The Quran, Islam's holy book, was a big part of his life from an early age.
Born into a religiously devout lower-middle-class Sunni Muslim family in Iraq in 1971, Ibrahim Awwad Ibrahim al-Badri, who years later adopted the nom de guerre al-Baghdadi, was an unexceptional, shy child, according to recent biographies based on interviews with those who knew him. He never excelled at religious scholarship but was talented at the recitation of Quranic verse. In college and graduate school, he studied the style and technique of reciting the Quran, and he wrote a master’s thesis on a medieval commentary on the subject.
Then al-Baghdadi developed his own bizarre take on Islam.
Baghdadi has elaborated an apocalyptic vision of a final battle between the forces of radical Islam and the West. In a Ramadan sermon delivered in mid-2014, he declared slavery to be the universal human condition: Muslim believers are indentured to Allah, while nonbelievers are the rightful property of Muslims. He also said the time of death for each man and woman is pre-ordained, implying that all killings must be the will of Allah. This teaching paved the way for his chief spokesman to deliver the following message to ISIS supporters everywhere a few months later: “If you can kill a disbelieving American or European,” the spokesman said, “kill the disbeliever whether he is civilian or military.”
There's obviously a whole lot not-to-like here.
Slavery is the universal human condition? Well, I can sort of understand the notion of Muslim believers being "indentured to Allah," since religious people often consider that God is the master and they are obedient servants of the Almighty.
Followers of a guru often look upon him/her in a similar fashion: being an embodiment of divinity, the guru's teachings and orders are to be accepted in an unquestioning manner.
This is weird enough, but al-Baghdadi's contention that "nonbelievers are the rightful property of Muslims" goes way further into Wacked Out territory. It's one thing to surrender oneself to Allah; it's a whole other thing to believe that Allah wants all non-Muslims to be subject to Islamic believers.
Which includes killing the disbeliever "whether he is civilian or military." I usually can find some tiny bit of reasonableness buried in theological doctrines, but it is impossible for me to do so in this case. Unless Allah is a total psychopath.
Then there's al-Baghdadi's take on destiny and free will.
It isn't out of the ordinary for a religious believer to consider that a person's time of death is pre-ordained.
We often hear statements like, "His time had come" or "God called her home" at someone's passing. Also, one way of looking at Einstein's theory of relativity is that everything in the space-time continuum is just there. In a sense, everything has already happened, though it doesn't seem that way to us.
So I can accept the possibility (if not probability) of determinism -- a secular variety, at least.
However, positing that "all killings must be the will of Allah" clearly is an effort to evade responsibility for ISIS' despicable acts. Anybody could use this sort of justification. After murdering someone, a Christian could say "The Devil made me do it."

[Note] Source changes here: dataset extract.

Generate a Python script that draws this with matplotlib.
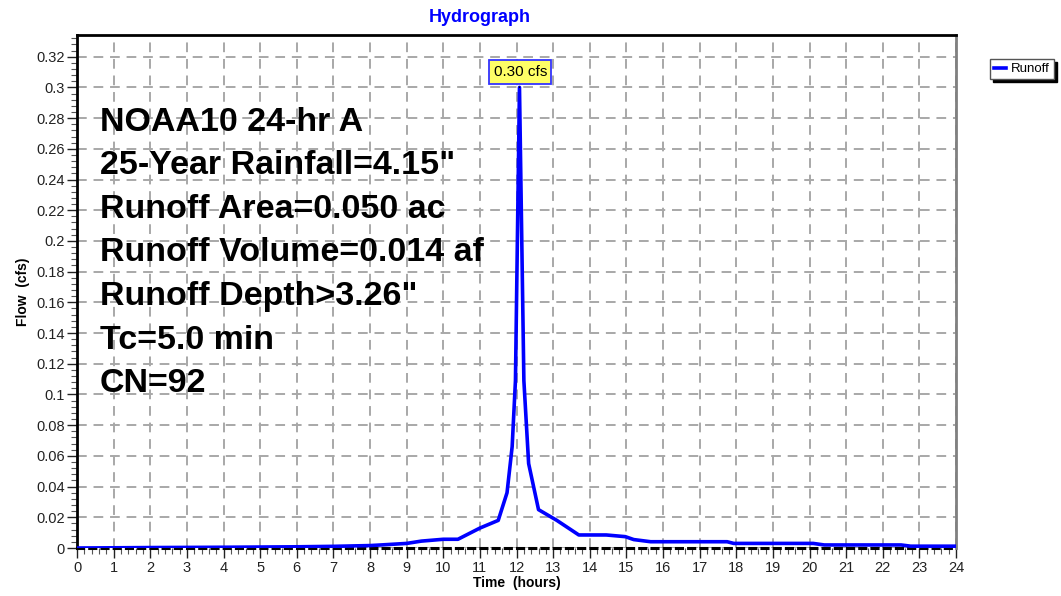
import numpy as np
import matplotlib.pyplot as plt
from matplotlib.ticker import MultipleLocator

plt.rcParams['font.family'] = ['Liberation Sans', 'DejaVu Sans']

# Runoff hydrograph (hours, cfs)
time_hr = [0.0, 2.0, 4.0, 6.0, 7.0, 8.0, 8.3, 9.0, 9.4, 10.0, 10.4, 11.0, 11.5,
           11.74, 11.88, 11.97, 12.08, 12.2, 12.33, 12.6, 13.1, 13.7, 14.45,
           14.97, 15.2, 15.66, 17.75, 17.93, 20.1, 20.4, 22.5, 22.76, 24.0]
flow_cfs = [0.0, 0.0003, 0.0005, 0.0008, 0.0011, 0.0016, 0.002, 0.003, 0.0045,
            0.0057, 0.0057, 0.013, 0.018, 0.036, 0.066, 0.109, 0.30, 0.109,
            0.055, 0.025, 0.018, 0.0085, 0.0085, 0.0074, 0.0055, 0.0041,
            0.0041, 0.003, 0.003, 0.002, 0.002, 0.0012, 0.0012]

peak_t = 12.08
peak_q = 0.30

info_lines = ['NOAA10 24-hr A', '25-Year Rainfall=4.15"', 'Runoff Area=0.050 ac',
              'Runoff Volume=0.014 af', 'Runoff Depth>3.26"', 'Tc=5.0 min', 'CN=92']

fig = plt.figure(figsize=(10.61, 5.96), dpi=100)
ax = fig.add_axes([0.0726, 0.0805, 0.8285, 0.8605])

line, = ax.plot(time_hr, flow_cfs, color='#0000ff', lw=2.6, label='Runoff', zorder=3)

ax.set_xlim(0, 24)
ax.set_ylim(0, 0.334)
ax.xaxis.set_major_locator(MultipleLocator(1))
ax.xaxis.set_minor_locator(MultipleLocator(0.2))
ax.yaxis.set_major_locator(MultipleLocator(0.02))
ax.yaxis.set_minor_locator(MultipleLocator(0.004))
ax.yaxis.set_major_formatter(plt.FuncFormatter(lambda v, p: f'{v:g}' if v else '0'))
ax.tick_params(which='major', length=7, width=1, labelsize=10.5, colors='#222222', pad=2)
ax.tick_params(which='minor', length=4, width=0.8, colors='#555555')

ax.grid(True, which='major', color='#a8a8a8', ls=(0, (5, 3.5)), lw=1.4)

for s in ('left', 'top'):
    ax.spines[s].set_color('black')
    ax.spines[s].set_linewidth(2)
ax.spines['right'].set_color('#808080')
ax.spines['right'].set_linewidth(2)
ax.spines['bottom'].set_color('black')
ax.spines['bottom'].set_linewidth(2.2)
ax.spines['bottom'].set_linestyle((0, (2, 2)))

fig.text(480 / 1061, 1 - 17 / 596, 'Hydrograph', color='#0000ff', fontsize=13,
         fontweight='bold', ha='center', va='center')
ax.set_xlabel('Time  (hours)', fontsize=10, fontweight='bold', labelpad=1)
ax.set_ylabel('Flow  (cfs)', fontsize=10, fontweight='bold', labelpad=4)

# info block, one line every ~43.6 px
for i, txt in enumerate(info_lines):
    y_px = 122 + 43.6 * i
    ax.text(0.026, (548 - y_px) / 513, txt, transform=ax.transAxes,
            fontsize=24.5, fontweight='bold', va='center', ha='left')

ax.annotate(f'{peak_q:.2f} cfs', xy=(peak_t, peak_q), xytext=(peak_t + 0.02, 0.310),
            ha='center', va='center', fontsize=11,
            bbox=dict(boxstyle='square,pad=0.3', fc='#ffff66', ec='#3333ff', lw=1.3),
            arrowprops=dict(arrowstyle='-', color='black', lw=1), zorder=5)

fig.legend(handles=[line], loc='upper left', bbox_to_anchor=(0.927, 0.912),
           fontsize=9.5, frameon=True, fancybox=False, edgecolor='#555555',
           handlelength=0.9, handletextpad=0.4, borderpad=0.3,
           shadow={'color': 'black', 'alpha': 1})

fig.savefig('out.png', dpi=100)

Sure, it is what it is, as simplistic as this saying is, makes sense to me. But it is what it is, because Allah wants it to be that way-- gibberish.

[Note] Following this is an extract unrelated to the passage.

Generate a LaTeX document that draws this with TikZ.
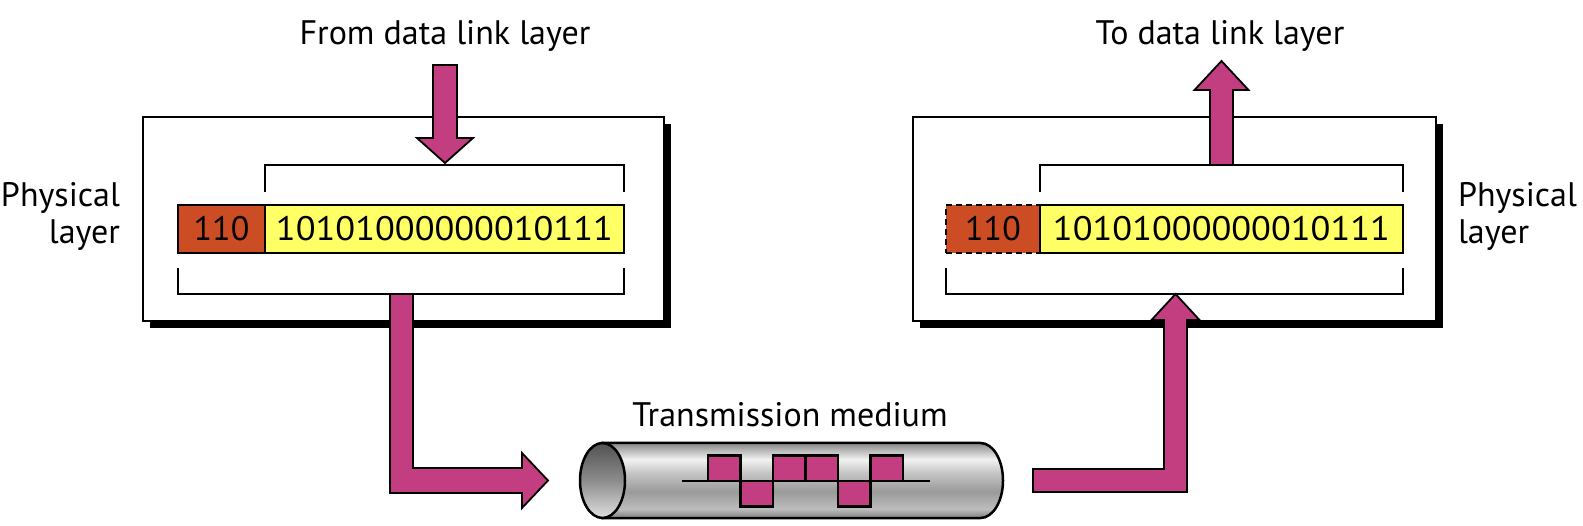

Nobody knows whether Allah even exists, including al-Baghdadi. Discerning what the non-existent Allah wants obviously is even more problematic. So there's no defensible reason for any Muslim, or indeed any believer in some other religion, to consider that what happens in the world is the will of a supernatural being.
I assume that al-Baghdadi must also consider that all killings of ISIS followers also is the will of Allah, as is happening right now in the fighting for control of Ramadi.

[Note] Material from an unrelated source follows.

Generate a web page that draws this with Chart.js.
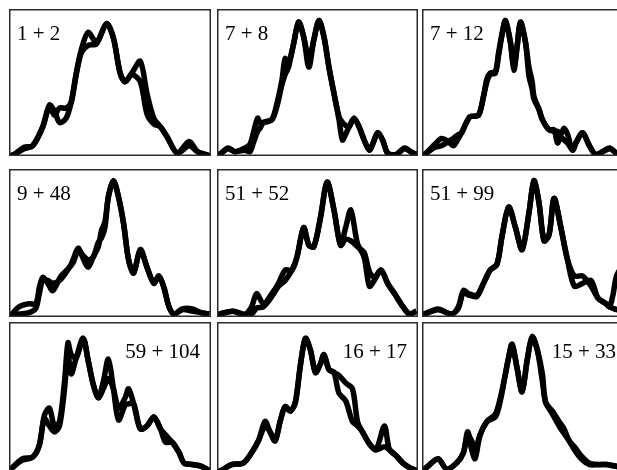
<!DOCTYPE html>
<html>
<head>
<meta charset="utf-8">
<script src="https://cdn.jsdelivr.net/npm/chart.js@4/dist/chart.umd.min.js"></script>
<style>
  html, body { margin: 0; padding: 0; width: 617px; height: 470px; overflow: hidden; background: #fff; }
  .panel { position: absolute; }
</style>
</head>
<body>
<div class="panel" style="left:9px;top:9px;width:202px;height:147px"><canvas id="c1"></canvas></div>
<div class="panel" style="left:217px;top:9px;width:201px;height:147px"><canvas id="c2"></canvas></div>
<div class="panel" style="left:422px;top:9px;width:201px;height:147px"><canvas id="c3"></canvas></div>
<div class="panel" style="left:9px;top:169px;width:202px;height:148px"><canvas id="c4"></canvas></div>
<div class="panel" style="left:217px;top:169px;width:201px;height:148px"><canvas id="c5"></canvas></div>
<div class="panel" style="left:422px;top:169px;width:201px;height:148px"><canvas id="c6"></canvas></div>
<div class="panel" style="left:9px;top:322px;width:202px;height:150px"><canvas id="c7"></canvas></div>
<div class="panel" style="left:217px;top:322px;width:201px;height:150px"><canvas id="c8"></canvas></div>
<div class="panel" style="left:422px;top:322px;width:201px;height:150px"><canvas id="c9"></canvas></div>

<script>
// pair labels
const labels = ['1 + 2', '7 + 8', '7 + 12', '9 + 48', '51 + 52', '51 + 99', '59 + 104', '16 + 17', '15 + 33'];

// panel 1 (1 + 2)
const p1x = [0, 2.5, 7.5, 11.7, 16.7, 20, 22.5, 25, 28.3, 30.8, 33.3, 35.8, 39.2, 43.3, 48.3, 51.7, 55, 57.5, 60.8, 65, 68.3, 71.7, 75, 78.3, 83.3, 89.2, 93.3, 97.5, 100];
const p1a = [-1, 0, 5, 6, 19, 34, 30, 22, 25, 36, 56, 72, 84, 77, 90, 80, 56, 50, 55, 50, 28, 21, 19, 12, 1, 9, 2, 0, -1];
const p1b = [-1, 0, 4, 6, 19, 33, 27, 32, 32, 36, 55, 70, 75, 76, 90, 80, 56, 50, 56, 64, 42, 25, 19, 12, 1, 6, 2, 0, -1];

// panel 2 (7 + 8)
const p2x = [0, 2.2, 5.5, 8.9, 13.9, 16.4, 18.1, 20.2, 21.4, 23.1, 27.3, 29.8, 32.3, 33.9, 35.6, 36.5, 38.1, 40.6, 43.1, 45.7, 48.2, 50.7, 53.2, 55.7, 58.2, 60.7, 62.4, 64, 65.7, 68.2, 70.7, 73.2, 75.8, 77.4, 79.9, 82.4, 84.9, 89.1, 93.3, 97.5, 100];
const p2a = [-1, 1, 4.5, 2, 4.5, 7, 15, 25, 22, 22, 24, 35, 51, 66, 63, 66, 76, 91, 81, 60, 79, 92, 81, 60, 42, 24, 10, 14, 19, 25, 19, 10, 3, 7, 15, 10, 1, 0, 4.5, 1, 0];
const p2b = [-1, 1, 4, 2, 3, 2, 8, 16, 18, 22, 24, 33, 48, 55, 60, 66, 76, 91, 81, 66, 79, 92, 81, 60, 42, 26, 22, 20, 19, 25, 19, 10, 3, 7, 15, 10, 1, 0, 4, 1, 0];

// panel 3 (7 + 12)
const p3x = [0, 1.3, 6.4, 9.7, 13, 15.6, 17.2, 19.7, 21.4, 23.9, 28.1, 30.6, 32.3, 33.9, 36.5, 38.1, 39.8, 41.5, 44, 45.7, 47.3, 49, 51.5, 53.2, 54.8, 55.7, 58.2, 59.9, 63.2, 65.7, 67.4, 69.1, 70.7, 72.4, 74.9, 76.6, 79.9, 83.3, 86.6, 93.3, 96.7, 100];
const p3a = [-1, 0, 7, 11, 9, 6, 9, 15, 20, 26, 27, 40, 52, 56, 57, 70, 83, 92, 77, 58, 74, 91, 77, 54, 45, 38, 31, 24, 17, 17, 8, 12, 10, 8, 3, 8, 15, 6, 0, 4.5, 1, 0];
const p3b = [-1, 0, 5, 6, 9, 11, 13, 15, 20, 26, 27, 40, 50, 55, 56, 68, 82, 92, 77, 60, 74, 91, 77, 60, 50, 40, 31, 24, 17, 16, 16, 14, 18, 14, 3, 8, 15, 6, 0, 4, 1, 0];

// panel 4 (9 + 48)
const p4x = [0, 0.8, 5, 10, 13.3, 15, 16.7, 19.2, 21.7, 25.8, 30, 31.7, 34.2, 36.7, 39.2, 41.7, 44.2, 45.8, 47.5, 49.2, 51.7, 54.2, 56.7, 59.2, 61.7, 65, 68.3, 71.7, 74.2, 76.7, 79.2, 81.7, 85.8, 90.8, 95, 99.2];
const p4a = [-1, 0, 6, 8, 8, 19, 26, 22, 17, 27, 33, 38, 46, 39, 33, 40, 47, 58, 64, 81, 92, 81, 63, 38, 29, 45, 33, 22, 27, 19, 6, 1, 4.5, 4.5, 2, 1];
const p4b = [-1, 0, 1, 2, 5, 15, 24, 24, 22, 25, 33, 36, 44, 41, 38, 40, 50, 53, 60, 81, 92, 81, 63, 38, 29, 45, 33, 22, 27, 19, 6, 1, 4, 3, 2, 1];

// panel 5 (51 + 52)
const p5x = [0, 1.3, 8, 13.9, 17.2, 19.7, 23.1, 27.3, 30.6, 33.9, 37.3, 39.8, 43.1, 45.7, 48.2, 51.5, 54.8, 58.2, 61.5, 64, 66.6, 69.9, 73.2, 75.8, 78.3, 81.6, 84.9, 88.3, 92.5, 95.8, 99.2];
const p5a = [0, 1, 3, 1, 6, 15, 8, 15, 22, 31, 31, 40, 60, 48, 47, 67, 91, 72, 48, 52, 51, 47, 43, 30, 26, 31, 22, 15, 6, 1, 3];
const p5b = [0, 1, 3, 0, 1, 5, 6, 13, 20, 24, 31, 40, 60, 48, 47, 67, 91, 72, 48, 60, 72, 49, 40, 20, 24, 31, 22, 15, 6, 1, 3];

// panel 6 (51 + 99)
const p6x = [0, 1.3, 8, 14.7, 18.1, 20.6, 23.1, 27.3, 30.6, 33.9, 37.3, 39.8, 43.1, 46.5, 49.8, 53.2, 55.7, 58.2, 60.7, 63.2, 65.7, 69.1, 72.4, 75.8, 79.9, 84.1, 87.5, 91.6, 93.3, 95, 96.8, 100];
const p6a = [0, 1, 4.5, 1, 6, 17, 15, 14, 22, 31, 35, 54, 74, 60, 45, 70, 92, 77, 51, 55, 80, 60, 38, 20, 22, 24, 12, 8, 6, 14, 27, 35];
const p6b = [0, 1, 4, 1, 5, 16, 14, 13, 22, 31, 35, 54, 74, 60, 45, 70, 92, 77, 51, 55, 80, 60, 38, 27, 27, 20, 12, 8, 6, 5, 4, 3];

// panel 7 (59 + 104)
const p7x = [0, 1.7, 6.7, 11.7, 15, 17.5, 20, 22.5, 25, 27.5, 29.2, 30.8, 33.3, 36.7, 39.2, 41.7, 44.2, 46.7, 49.2, 51.7, 54.2, 57.5, 59.2, 61.7, 65, 68.3, 71.7, 75, 77.5, 80.8, 84.2, 86.7, 90.8, 95, 99.2];
const p7a = [0, 2, 8, 9, 17, 37, 42, 30, 33, 60, 86, 78, 76, 89, 74, 58, 49, 55, 62, 55, 42, 49, 55, 45, 28, 30, 36, 28, 19, 19, 12, 5, 4, 3, 0];
const p7b = [0, 2, 7, 9, 17, 35, 30, 26, 30, 55, 78, 65, 76, 89, 74, 58, 49, 60, 75, 55, 34, 44, 45, 45, 28, 30, 36, 28, 24, 19, 12, 5, 4, 3, 0];

// panel 8 (16 + 17)
const p8x = [0, 2.2, 7.2, 13, 17.2, 20.6, 23.9, 26.4, 28.9, 31.4, 33.9, 36.5, 39, 41.5, 44, 46.5, 49, 51.5, 53.2, 55.7, 58.2, 60.7, 64, 67.4, 69.9, 72.4, 75.8, 79.1, 83.3, 85.8, 89.1, 92.5, 95.8, 99.2];
const p8a = [-1, 0, 4, 5, 12, 20, 33, 26, 20, 33, 43, 40, 46, 71, 89, 81, 66, 72, 78, 68, 66, 52, 47, 33, 30, 26, 18, 14, 30, 14, 10, 5, 2, 0];
const p8b = [-1, 0, 4, 5, 12, 20, 30, 26, 20, 33, 43, 40, 46, 71, 89, 81, 66, 72, 78, 68, 66, 64, 59, 55, 33, 26, 18, 14, 16, 14, 10, 5, 2, 0];

// panel 9 (15 + 33)
const p9x = [0, 2.2, 8, 12.2, 17.2, 20.6, 22.7, 24.7, 26.4, 28.9, 32.3, 36.5, 39, 41.5, 43.1, 44.8, 47.3, 49.8, 52.3, 54.8, 57.4, 59.9, 61.5, 64.9, 68.2, 70.7, 73.2, 75.8, 79.1, 83.3, 87.5, 91.6, 95.8, 100];
const p9a = [0, 2, 8, 1, 5, 12, 26, 14, 8, 24, 33, 38, 49, 65, 76, 85, 69, 53, 74, 90, 81, 65, 46, 40, 33, 28, 20, 16, 10, 5, 4, 4, 3, 2];
const p9b = [0, 2, 8, 1, 5, 12, 24, 20, 14, 24, 33, 36, 47, 65, 76, 85, 69, 53, 74, 90, 81, 60, 46, 38, 30, 25, 20, 14, 8, 4, 4, 4, 3, 2];

const panels = [
    [p1x, p1a, p1b], [p2x, p2a, p2b], [p3x, p3a, p3b],
    [p4x, p4a, p4b], [p5x, p5a, p5b], [p6x, p6a, p6b],
    [p7x, p7a, p7b], [p8x, p8a, p8b], [p9x, p9a, p9b]
];

// frame around the plot area and the pair label
const framePlugin = {
    id: 'frame',
    afterDraw(chart, args, opts) {
        const ctx = chart.ctx;
        const a = chart.chartArea;
        ctx.save();
        ctx.strokeStyle = '#2b2b2b';
        ctx.lineWidth = 1.5;
        ctx.strokeRect(a.left + 0.75, a.top + 0.75, a.width - 1.5, a.height - 1.5);
        ctx.fillStyle = '#000';
        ctx.font = '21px "Liberation Serif", "DejaVu Serif", serif';
        ctx.textBaseline = 'alphabetic';
        if (opts.right) {
            ctx.textAlign = 'right';
            ctx.fillText(opts.text, a.right - opts.inset, a.top + 36);
        } else {
            ctx.textAlign = 'left';
            ctx.fillText(opts.text, a.left + 8, a.top + 31);
        }
        ctx.restore();
    }
};

function toPoints(xs, ys) {
    return xs.map((x, i) => ({ x: x, y: ys[i] }));
}

panels.forEach((p, i) => {
    const ctx = document.getElementById('c' + (i + 1)).getContext('2d');
    const line = {
        borderColor: '#000',
        borderWidth: 5.5,
        pointRadius: 0,
        tension: 0.3,
        fill: false
    };
    new Chart(ctx, {
        type: 'line',
        data: {
            datasets: [
                Object.assign({ data: toPoints(p[0], p[1]) }, line),
                Object.assign({ data: toPoints(p[0], p[2]) }, line)
            ]
        },
        options: {
            responsive: true,
            maintainAspectRatio: false,
            animation: false,
            layout: { padding: 0 },
            scales: {
                x: { type: 'linear', min: 0, max: 100, display: false },
                y: { min: -1, max: 100, display: false }
            },
            plugins: {
                legend: { display: false },
                tooltip: { enabled: false },
                frame: { text: labels[i], right: i >= 6, inset: i === 8 ? 7 : 11 }
            }
        },
        plugins: [framePlugin]
    });
});
</script>
</body>
</html>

Six hundred to 1,000 Islamic State fighters were said to have been in Ramadi when the overall offensive began two weeks ago, but several hundred of them have been killed in fighting and airstrikes since then, according to Iraqi and Western officials.
So I'm wondering how al-Baghdadi will spin the ISIS defeat if Ramadi is taken over by Iraqi forces.
This must be the will of Allah, right? Or does Allah only will the deaths of non-believers? If the latter is true, then some force greater than Allah must be at work in Ramadi, making al-Baghdadi's Almighty not very mighty.
Of course, any attempt to make sense of al-Baghdadi's ridiculous theology is bound to fail, since it is non-sensical, like the foundation of every religion. It's just that al-Baghdadi's irrational beliefs are way more dangerous than most theologies, leading as they do to so much death and destruction.